#### PROMPT
Search the listing below for the word "matplotlib" and copy each line that holds it.
——
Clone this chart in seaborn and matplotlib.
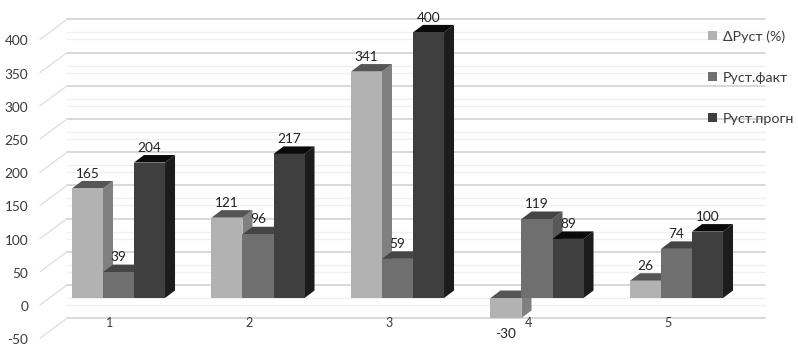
import numpy as np
import pandas as pd
import matplotlib
matplotlib.use("Agg")
import matplotlib.pyplot as plt
import seaborn as sns
from matplotlib.patches import Polygon

categories = ["1", "2", "3", "4", "5"]
series_names = ["ΔРуст (%)", "Руст.факт", "Руст.прогн"]
delta_values = [165, 121, 341, -30, 26]
fact_values = [39, 96, 59, 119, 74]
prog_values = [204, 217, 400, 89, 100]
y_ticks = [-50, 0, 50, 100, 150, 200, 250, 300, 350, 400]

front_cols = ["#b2b2b2", "#6f6f6f", "#3f3f3f"]
top_cols = ["#555555", "#454545", "#0a0a0a"]
side_cols = ["#808080", "#585858", "#1c1c1c"]

W, H = 798, 355
px_x = 139.5
px_y = 0.664

df = pd.DataFrame({"cat": categories * 3,
                   "series": np.repeat(series_names, 5),
                   "val": delta_values + fact_values + prog_values})

sns.set_style("white")
plt.rcParams["font.family"] = ["Lato", "Open Sans", "DejaVu Sans"]

fig = plt.figure(figsize=(W / 100, H / 100), dpi=100)
ax = fig.add_axes([0, 0, 1, 1])
sns.barplot(data=df, x="cat", y="val", hue="series", hue_order=series_names,
            palette=front_cols, width=0.667, gap=0, saturation=1, errorbar=None,
            ax=ax, linewidth=0, legend=True)
ax.set_xlim(-118.5 / px_x, (W - 118.5) / px_x)
ax.set_ylim(-(H - 298) / px_y, 298 / px_y)
ax.set_xlabel("")
ax.set_ylabel("")
sns.despine(ax=ax, left=True, bottom=True)

# depth of the fake 3d, data units
dx = 10 / px_x
dy = 7.5 / px_y
wall_off = 13 / px_y
tick_off = -12

# back wall and left wall
x0, x1 = (67 - 118.5) / px_x, (765 - 118.5) / px_x
x_front = (40 - 118.5) / px_x
for v in y_ticks:
    ax.plot([x0, x1], [v + wall_off] * 2, color="#d6d6d6", lw=1.3, zorder=0.5)
    ax.plot([x_front, x0], [v + wall_off - 20 / px_y, v + wall_off], color="#e0e0e0", lw=1.0, zorder=0.5)
    for off in (-13 / px_y, -20 / px_y):
        if v > -50:
            ax.plot([x0, x1], [v + wall_off + off] * 2, color="#f0f0f0", lw=1.0, zorder=0.4)

# tops and sides, from the bars seaborn drew
z = 3
for cat in range(len(categories)):
    for s, cont in enumerate(ax.containers):
        bar = cont[cat]
        left = bar.get_x()
        right = left + bar.get_width()
        y0, y1 = sorted([bar.get_y(), bar.get_y() + bar.get_height()])
        ax.add_patch(Polygon([(right, y0), (right + dx, y0 + dy), (right + dx, y1 + dy), (right, y1)],
                             fc=side_cols[s], lw=0, zorder=z))
        ax.add_patch(Polygon([(left, y1), (left + dx, y1 + dy), (right + dx, y1 + dy), (right, y1)],
                             fc=top_cols[s], lw=0, zorder=z))
        bar.set_zorder(z + 0.5)
        z += 1

# value labels
for s, cont in enumerate(ax.containers):
    for cat, bar in enumerate(cont):
        xc = bar.get_x() + bar.get_width() / 2
        h = bar.get_height()
        if h < 0:
            ax.text(xc, h - 24, f"{h:.0f}", ha="center", va="center",
                    fontsize=9.8, color="#222222", zorder=200)
        else:
            ax.text(xc, h + dy + 11, f"{h:.0f}", ha="center", va="center",
                    fontsize=9.8, color="#222222", zorder=200)

ax.set_yticks(np.array(y_ticks) + tick_off, labels=y_ticks)
ax.tick_params(axis="y", length=0, pad=-20.5, labelsize=9.8, labelcolor="#3a3a3a")
ax.set_xticks(np.arange(5) - 8.5 / px_x, labels=categories)
ax.tick_params(axis="x", length=0, pad=-27.5, labelsize=9, labelcolor="#3a3a3a")

leg = ax.legend(loc="upper left", bbox_to_anchor=(708 / W, 1 - 30 / H), bbox_transform=fig.transFigure,
                frameon=False, fontsize=10.3, handlelength=0.6, handleheight=0.6,
                handletextpad=0.45, labelspacing=2.03, borderpad=0, borderaxespad=0,
                labelcolor="#3a3a3a")
leg.set_zorder(300)

fig.savefig("out.png", dpi=100, facecolor="white")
——
#### THE SOLUTION
Clone this chart in seaborn and matplotlib.
import matplotlib
matplotlib.use("Agg")
import matplotlib.pyplot as plt
from matplotlib.patches import Polygon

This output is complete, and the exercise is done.